Programmer Caleb (Domhnall Gleeson) is tasked by his mercurial boss Nathan (Oscar Isaac) to probe the thin line between human and artificial intelligence, and artificial intelligence just happens to come in the shapely android form of Ava (breakout Swedish actress Alicia Vikander, above).
The questions come fast and furious: Why was Caleb chosen? What is Nathan hiding? Are deception and seduction uniquely human traits? The disturbing ending is just perfect.

The Theory Of Everything
While only Eddie Redmayne won an Oscar, he and Felicity Jones gave two of the year’s best performances in this warm, honest biopic of famous theoretical physicist Stephen Hawking directed by James Marsh.
Redmayne’s Hawking was a layered one – cheekily charming, prey to doubts and frustrations and someone capable of falling in and out of love.
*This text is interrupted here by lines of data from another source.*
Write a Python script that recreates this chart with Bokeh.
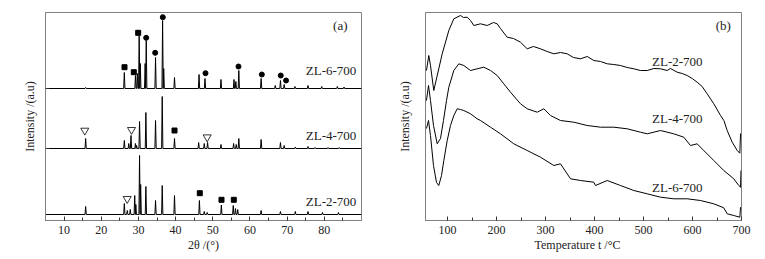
from bokeh.plotting import figure
from bokeh.models import Range1d, FixedTicker, Label
from bokeh.layouts import row
from bokeh.embed import file_html
from bokeh.resources import INLINE

FONT = "Times"

# ---------------- (a) XRD data ----------------
two_theta_ticks = [10, 20, 30, 40, 50, 60, 70, 80]
two_theta_minor = [5, 15, 25, 35, 45, 55, 65, 75, 85]

zl6_base = 132
zl6_pos = [15.8, 26.2, 29.2, 29.7, 30.2, 30.5, 31.8, 32.1, 34.6, 36.5, 36.8, 39.7,
           46.3, 47.9, 52.2, 55.7, 56.2, 57.0, 63.0, 66.8, 68.2, 69.2, 72.1, 75.6,
           79.3, 83.5, 85.3]
zl6_h = [1, 16, 13, 15, 53, 25, 25, 48, 31, 68, 20, 11,
         14, 10, 9, 9, 7, 18, 10, 3, 8, 4, 2, 3,
         2, 2, 1.5]

zl4_base = 72
zl4_pos = [15.8, 26.2, 27.4, 28.0, 29.2, 29.5, 30.3, 32.0, 34.6, 36.4, 39.7,
           46.2, 47.7, 48.6, 52.2, 55.6, 56.3, 57.0, 63.0, 68.2, 69.2, 72.2,
           75.6, 77.5, 81.0, 84.0]
zl4_h = [10, 8, 5, 13, 5, 3, 27, 36, 28, 52, 10,
         6, 5, 6, 4, 5, 4, 10, 9, 6, 3, 1.5,
         2, 1, 1, 1]

zl2_base = 6
zl2_pos = [15.8, 26.2, 27.0, 27.8, 29.0, 29.3, 30.3, 30.6, 32.0, 34.6, 36.4, 39.7,
           46.4, 47.7, 48.5, 52.3, 55.5, 56.1, 56.7, 63.0, 68.2, 72.2, 75.6,
           79.5, 83.8]
zl2_h = [8, 11, 4, 5, 19, 10, 59, 30, 28, 14, 29, 19,
         14, 3, 2, 9.5, 9, 6, 5, 4, 3, 3, 3,
         2, 2]

# phase markers (2theta, intensity)
sq_x = [26.25, 28.75, 29.93, 39.7, 46.5, 52.34, 55.65]
sq_y = [153.3, 148.3, 187.7, 90.0, 27.3, 20.7, 20.7]
dot_x = [32.08, 34.5, 36.55, 48.04, 56.91, 63.19, 68.28, 69.71]
dot_y = [182.7, 167.7, 203.3, 147.3, 154.0, 146.0, 145.0, 140.0]
tri_x = [15.57, 28.13, 48.49, 26.97]
tri_y = [90.0, 90.7, 83.3, 21.7]

# ---------------- (b) TPD data ----------------
temp_ticks = [100, 200, 300, 400, 500, 600, 700]
temp_minor = [150, 250, 350, 450, 550, 650]

t2 = [57, 61.7, 65.2, 71.9, 89.1, 102.6, 112.8, 126.4, 132.6, 140.1, 146.8, 153.6,
      167.3, 180.9, 193.8, 201.3, 208, 221.7, 234.6, 248.9, 262.6, 275.4, 289.7,
      303.4, 316.9, 330.5, 344.2, 357, 371.4, 385, 398.6, 412.2, 425.9, 439.4,
      453, 466.7, 480.2, 493.8, 507.5, 521, 534.7, 548.3, 555, 568.7, 578.9,
      589.1, 599.3, 609.5, 619.7, 629.9, 643.5, 657.2, 664, 670.8, 681, 691.2,
      696.6, 698]
i2 = [150, 165, 155, 130, 166.7, 190, 201.7, 205, 203, 203.3, 200, 195,
      196.7, 195, 198, 196.7, 192, 183.3, 182, 178.3, 171.7, 174, 171.7,
      169, 166.7, 168, 166.7, 163, 161.7, 164, 160, 159, 156.7, 156,
      155, 153, 151.7, 150, 150, 152, 151.7, 150, 152, 148.3, 147,
      145, 142, 138.3, 134, 126.7, 116.7, 105, 100, 90, 78.3, 70,
      67.3, 87]

t4 = [57, 61.1, 65.2, 71.3, 78.9, 85.6, 91.7, 97.9, 102.6, 112.8, 123, 133.2,
      146.8, 160.5, 174, 187.7, 201.3, 214.8, 228.5, 248.9, 262.6, 283, 296.5,
      310.1, 330.5, 357.7, 385, 412.2, 439.4, 466.7, 493.8, 507.5, 534.7, 561.8,
      582.2, 595.9, 609.5, 623, 643.4, 663.8, 684.2, 694.5, 698, 699]
i4 = [120, 135, 120, 95, 76.7, 82, 100, 120, 133.3, 150, 156.7, 155,
      150, 151.7, 153.3, 150, 145, 136.7, 128.3, 116.7, 111.7, 108.3, 111.7,
      105, 100, 98.3, 95, 93.3, 93.3, 91.7, 88.3, 86.7, 90, 86.7,
      83.3, 75, 76.7, 70, 60, 50, 41.7, 35, 33.3, 50]

t6 = [57, 61.1, 65.2, 71.3, 77.5, 82.1, 87.7, 92.4, 99.3, 106, 112.8, 119.7,
      126.4, 133.2, 146.8, 160.5, 167.3, 187.7, 208.1, 235.2, 262.6, 289.7,
      316.9, 330.5, 351, 371.4, 398.5, 402, 425.9, 453, 480.2, 507.5, 534.7,
      561.8, 589.1, 616.3, 643.4, 663.8, 670.8, 684.2, 696.6, 698]
i6 = [92, 100, 85, 55, 38, 35, 45, 60, 80, 95, 105, 111.7,
      111, 110, 106.7, 101.7, 100, 93.3, 86.7, 76.7, 70, 63.3,
      55, 56.7, 41.7, 40, 38.3, 35, 40, 35, 30, 26.7, 23.3,
      21.7, 21.7, 20, 16.7, 12.7, 6.7, 5, 3.3, 13.3]


def xrd_line(base, pos, h, hw=0.17):
    xs, ys = [5.0], [base]
    for p_, hh in sorted(zip(pos, h)):
        xs += [p_ - hw, p_, p_ + hw]
        ys += [base, base + hh, base]
    xs.append(90.0)
    ys.append(base)
    return xs, ys


def style(p):
    p.outline_line_color = "#808080"
    p.outline_line_width = 1
    p.xgrid.visible = False
    p.ygrid.visible = False
    for ax in (p.xaxis[0], p.yaxis[0]):
        ax.axis_line_color = "#808080"
        ax.major_tick_line_color = "#333333"
        ax.minor_tick_line_color = "#333333"
        ax.major_tick_in = 4
        ax.major_tick_out = 0
        ax.minor_tick_in = 3
        ax.minor_tick_out = 0
        ax.major_label_text_font = FONT
        ax.major_label_text_font_size = "12px"
        ax.major_label_text_color = "#222222"
        ax.axis_label_text_font = FONT
        ax.axis_label_text_font_size = "12px"
        ax.axis_label_text_font_style = "normal"
        ax.axis_label_text_color = "#222222"
    p.xaxis[0].major_label_standoff = 5
    p.xaxis[0].axis_label_standoff = 1


def add_label(p, x, y, text, size="13px"):
    p.add_layout(Label(x=x, y=y, text=text, text_align="center",
                       text_baseline="middle", text_font=FONT,
                       text_font_size=size, text_color="#222222"))


# ---------- left panel ----------
pa = figure(width=380, height=258, output_backend="svg", toolbar_location=None,
            x_range=Range1d(5, 90), y_range=Range1d(0, 208),
            min_border_left=45, min_border_right=19, min_border_top=12,
            min_border_bottom=38, x_axis_label="2θ /(°)",
            y_axis_label="Intensity /(a.u)")
style(pa)
pa.xaxis[0].ticker = FixedTicker(ticks=two_theta_ticks, minor_ticks=two_theta_minor)
pa.yaxis[0].ticker = FixedTicker(ticks=[zl4_base, zl6_base])
pa.yaxis[0].major_label_overrides = {zl4_base: "", zl6_base: ""}
pa.yaxis[0].major_label_standoff = 0
pa.yaxis[0].axis_label_standoff = 9

for base, pos, h in ((zl6_base, zl6_pos, zl6_h), (zl4_base, zl4_pos, zl4_h),
                     (zl2_base, zl2_pos, zl2_h)):
    xs, ys = xrd_line(base, pos, h)
    pa.line(xs, ys, line_color="black", line_width=1)

pa.scatter(sq_x, sq_y, marker="square", size=5, fill_color="black", line_color="black")
pa.scatter(dot_x, dot_y, marker="circle", size=5, fill_color="black", line_color="black")
pa.scatter(tri_x, tri_y, marker="inverted_triangle", size=8, fill_color="white",
           line_color="black", line_width=0.8)

add_label(pa, 81.8, 150, "ZL-6-700")
add_label(pa, 81.8, 85, "ZL-4-700")
add_label(pa, 81.8, 19, "ZL-2-700")
add_label(pa, 84.3, 195, "(a)")

# ---------- right panel ----------
pb = figure(width=384, height=258, output_backend="svg", toolbar_location=None,
            x_range=Range1d(55, 700), y_range=Range1d(0, 208),
            min_border_left=45, min_border_right=23, min_border_top=12,
            min_border_bottom=38, x_axis_label="Temperature     t /°C",
            y_axis_label="Intensity /(a.u)")
style(pb)
pb.xaxis[0].ticker = FixedTicker(ticks=temp_ticks, minor_ticks=temp_minor)
pb.yaxis[0].ticker = FixedTicker(ticks=[])
pb.yaxis[0].major_label_standoff = 0
pb.yaxis[0].axis_label_standoff = 14

pb.line(t2, i2, line_color="black", line_width=1)
pb.line(t4, i4, line_color="black", line_width=1)
pb.line(t6, i6, line_color="black", line_width=1)

add_label(pb, 569, 159, "ZL-2-700")
add_label(pb, 569, 102, "ZL-4-700")
add_label(pb, 569, 33, "ZL-6-700")
add_label(pb, 663, 195, "(b)")

layout = row(pa, pb)
open("out.html", "w").write(file_html(layout, INLINE))
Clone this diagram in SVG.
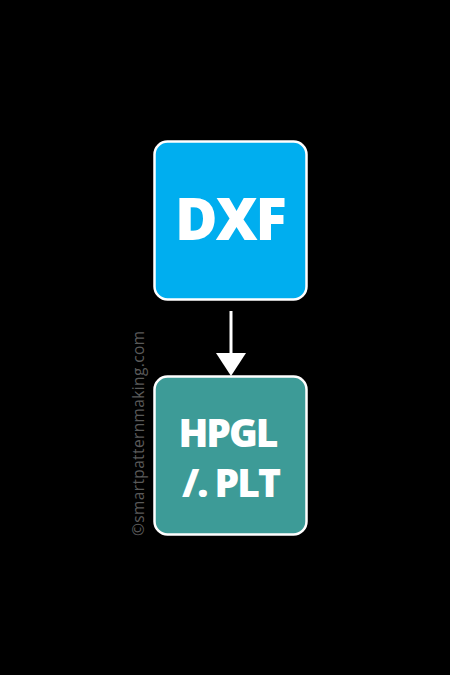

Jones was just as compelling as the fiercely supportive first wife who was very much his equal.

The Songs We Sang
Film-maker Eva Tang’s documentary about the Singapore music movement known as xinyao is both heartfelt and meticulously researched. It is ambitious in scope as it traces the roots of today’s glittery Mandopop to the music written by students in the last days of Nanyang University before it merged with the University of Singapore in 1980.
Besides interviews with key musicians such as Billy Koh and Liang Wern Fook, there is also rich use of archival material from televised performances and newspaper articles.

Worst
Blackhat
For a movie that was supposed to be a globe-trotting cyber thriller, Blackhat was deadly dull. The story made little sense and wasted the international A-list cast assembled, from Chris Hemsworth to Tang Wei. The director responsible for this travesty was Michael Mann, whose previous work included well-regarded titles such as historical epic The Last Of The Mohicans (1992).